== Information supplied

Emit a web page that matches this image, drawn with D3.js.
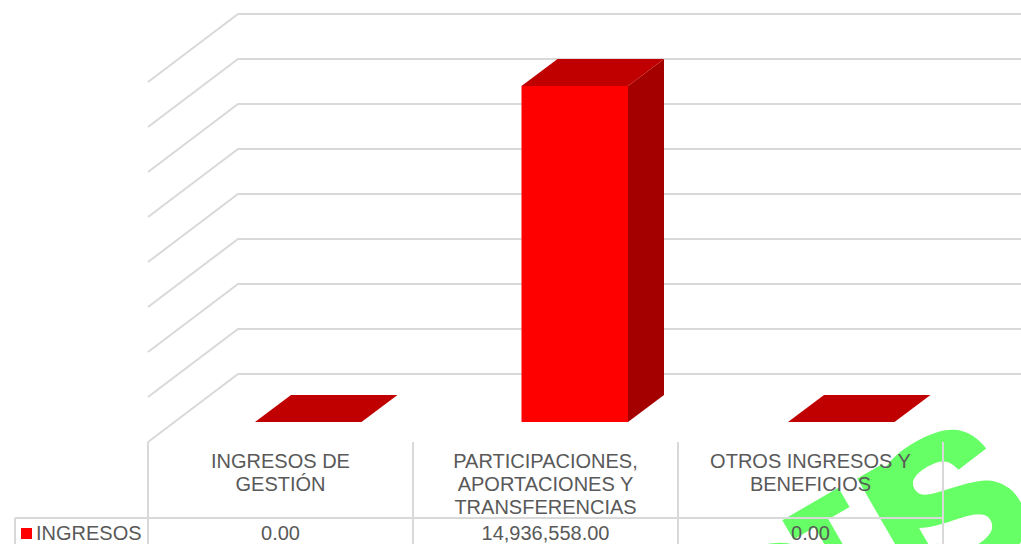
<!DOCTYPE html>
<html>
<head>
<meta charset="utf-8">
<script src="https://cdn.jsdelivr.net/npm/d3@7/dist/d3.min.js"></script>
<style>
  html, body { margin: 0; padding: 0; background: #fff; overflow: hidden; }
  text { font-family: "Liberation Sans", Arial, sans-serif; fill: #595959; font-size: 20px; }
  text.mark { font-weight: bold; fill: #66ff66; stroke: #66ff66; }
</style>
</head>
<body>
<div id="chart"></div>
<script>
const categories = [
  ["INGRESOS DE", "GESTIÓN"],
  ["PARTICIPACIONES,", "APORTACIONES Y", "TRANSFERENCIAS"],
  ["OTROS INGRESOS Y", "BENEFICIOS"]
];
const values = [0, 14936558, 0];
const valueLabels = ["0.00", "14,936,558.00", "0.00"];
const seriesName = "INGRESOS";
const gridTicks = [0, 2000000, 4000000, 6000000, 8000000, 10000000, 12000000, 14000000, 16000000];

const width = 1021, height = 544;
const svg = d3.select("#chart").append("svg").attr("width", width).attr("height", height);

// plot geometry, front edge of the floor
const left = 148, right = 943, floorY = 442, tableTop = 518;
const depthX = 90, depthY = 68;
const barDepthX = 36, barDepthY = 27;

const x = d3.scaleBand().domain(d3.range(categories.length)).range([left, right]);
// the bars sit further back in the 3d box so their spacing differs a bit from the table
const barX = d3.scaleBand().domain(d3.range(categories.length)).range([175, 974.5]);
const y = d3.scaleLinear().domain([0, 16000000]).range([0, 360]);

const grid = "#d9d9d9";

// watermark goes under the labels and the table lines, mostly cut off by the picture edge
function mark(letter, px, py, sx, thick) {
  svg.append("text").attr("class", "mark").style("font-size", "200px").style("stroke-width", thick)
    .attr("transform", `translate(${px},${py}) rotate(-30) scale(${sx},1)`)
    .text(letter);
}
mark("O", 744, 714, 1, 0);
mark("T", 850, 640, 0.55, 0);
mark("I", 914.5, 604.5, 1, 0);
mark("S", 928, 600, 1, 7);

// gridlines, side wall then back wall
const grids = svg.append("g").attr("fill", "none").attr("stroke", grid).attr("stroke-width", 2);
gridTicks.forEach(t => {
  const h = y(t);
  grids.append("path").attr("d", d3.line()([
    [left, floorY - h],
    [left + depthX, floorY - depthY - h],
    [width, floorY - depthY - h]
  ]));
});

// bars
const barWidth = 106.5;
const barFrontBase = 422;
values.forEach((v, i) => {
  const bx = barX(i) + (barX.bandwidth() - barWidth) / 2;
  const h = y(v);
  const top = barFrontBase - h;
  const g = svg.append("g");
  g.append("rect").attr("x", bx).attr("y", top).attr("width", barWidth).attr("height", h).attr("fill", "#ff0000");
  g.append("path").attr("fill", "#a50000").attr("d", d3.line()([
    [bx + barWidth, top], [bx + barWidth + barDepthX, top - barDepthY],
    [bx + barWidth + barDepthX, barFrontBase - barDepthY], [bx + barWidth, barFrontBase]
  ]) + "Z");
  g.append("path").attr("fill", "#c00000").attr("d", d3.line()([
    [bx, top], [bx + barDepthX, top - barDepthY],
    [bx + barWidth + barDepthX, top - barDepthY], [bx + barWidth, top]
  ]) + "Z");
});

// table lines
const lines = svg.append("g").attr("stroke", grid).attr("stroke-width", 2);
[left, x(1), x(2), right].forEach(px => {
  lines.append("line").attr("x1", px).attr("x2", px).attr("y1", floorY).attr("y2", height);
});
lines.append("line").attr("x1", 15).attr("x2", 15).attr("y1", tableTop).attr("y2", height);
lines.append("line").attr("x1", 15).attr("x2", right).attr("y1", tableTop).attr("y2", tableTop);

// category labels
categories.forEach((lab, i) => {
  const t = svg.append("text").attr("text-anchor", "middle");
  lab.forEach((s, j) => {
    t.append("tspan").attr("x", x(i) + x.bandwidth() / 2).attr("y", 467.5 + j * 23).text(s);
  });
  svg.append("text").attr("text-anchor", "middle")
    .attr("x", x(i) + x.bandwidth() / 2).attr("y", 540).text(valueLabels[i]);
});

// legend key
svg.append("rect").attr("x", 21).attr("y", 528).attr("width", 11).attr("height", 11).attr("fill", "#ff0000");
svg.append("text").attr("x", 36).attr("y", 540).text(seriesName);
</script>
</body>
</html>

====

# What the task asks
Quote, please, every line of the material above from its start through the line that has "const barDepthX = 36, barDepthY = 27;", reproducing the words exactly and dropping any images.

# Exercise answer
Emit a web page that matches this image, drawn with D3.js.
<!DOCTYPE html>
<html>
<head>
<meta charset="utf-8">
<script src="https://cdn.jsdelivr.net/npm/d3@7/dist/d3.min.js"></script>
<style>
  html, body { margin: 0; padding: 0; background: #fff; overflow: hidden; }
  text { font-family: "Liberation Sans", Arial, sans-serif; fill: #595959; font-size: 20px; }
  text.mark { font-weight: bold; fill: #66ff66; stroke: #66ff66; }
</style>
</head>
<body>
<div id="chart"></div>
<script>
const categories = [
  ["INGRESOS DE", "GESTIÓN"],
  ["PARTICIPACIONES,", "APORTACIONES Y", "TRANSFERENCIAS"],
  ["OTROS INGRESOS Y", "BENEFICIOS"]
];
const values = [0, 14936558, 0];
const valueLabels = ["0.00", "14,936,558.00", "0.00"];
const seriesName = "INGRESOS";
const gridTicks = [0, 2000000, 4000000, 6000000, 8000000, 10000000, 12000000, 14000000, 16000000];

const width = 1021, height = 544;
const svg = d3.select("#chart").append("svg").attr("width", width).attr("height", height);

// plot geometry, front edge of the floor
const left = 148, right = 943, floorY = 442, tableTop = 518;
const depthX = 90, depthY = 68;
const barDepthX = 36, barDepthY = 27;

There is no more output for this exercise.